# Parsing GTFS format transit data in real time

In [7]:
from google.transit import gtfs_realtime_pb2
import requests

## Building a barebones data feed

1. Initialize the FeedMessage parser from Google
2. Get the reponnse from the API
3. Pass the response to the parser

## Initialize an instance of FeedMessage
Google defines a FeedMessage class in its library. We’ll add data to this class later, but right now we just need to initialize it.

In [11]:
feed = gtfs_realtime_pb2.FeedMessage()

## Get the response from the API

In [12]:
response = requests.get('http://files.transport.act.gov.au/feeds/lightrail.pb', allow_redirects=True)

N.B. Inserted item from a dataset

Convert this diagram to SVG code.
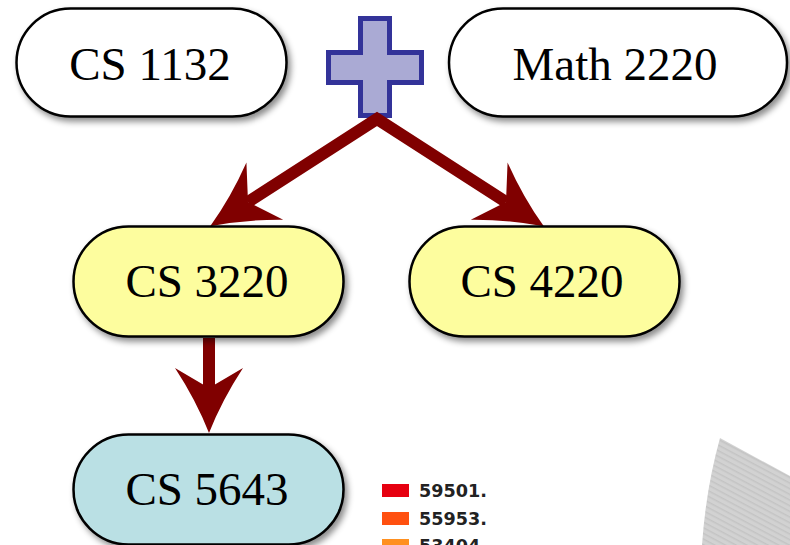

## Pass the response to the parser
The FeedMessage class has a ParseFromString() method to read in the data.

In [9]:
feed.ParseFromString(response.content)

505

The parsed data is now available in the entity attribute:

In [10]:
feed.entity[0]

id: "12065010"
vehicle {
  trip {
    trip_id: "686"
  }
  position {
    latitude: -35.185970306396484
    longitude: 149.1375274658203
    odometer: 10299584.0
    speed: 5.308333396911621
  }
  current_stop_sequence: 2
  timestamp: 1558174560
  congestion_level: RUNNING_SMOOTHLY
  vehicle {
    id: "13"
    label: "LRV13"
    license_plate: "LRV13"
  }
}

## Use `trip_update`
Not every entity in the feed will have a real-time update of transit status. Destinations and departure locations might also be included.

If you want to just focus on data that is updating a currently ongoing revenue trip, then filter for trip_update using the FeedMessage’s HasField method

For example, in my data today, only 218 of my 373 entities were actually trip updates:

In [13]:
len(feed.entity)

0

In [14]:
sum([1 for ent in feed.entity if ent.HasField('trip_update')])

0

In [15]:
sum([1 for ent in feed.entity if not ent.HasField('trip_update')])

0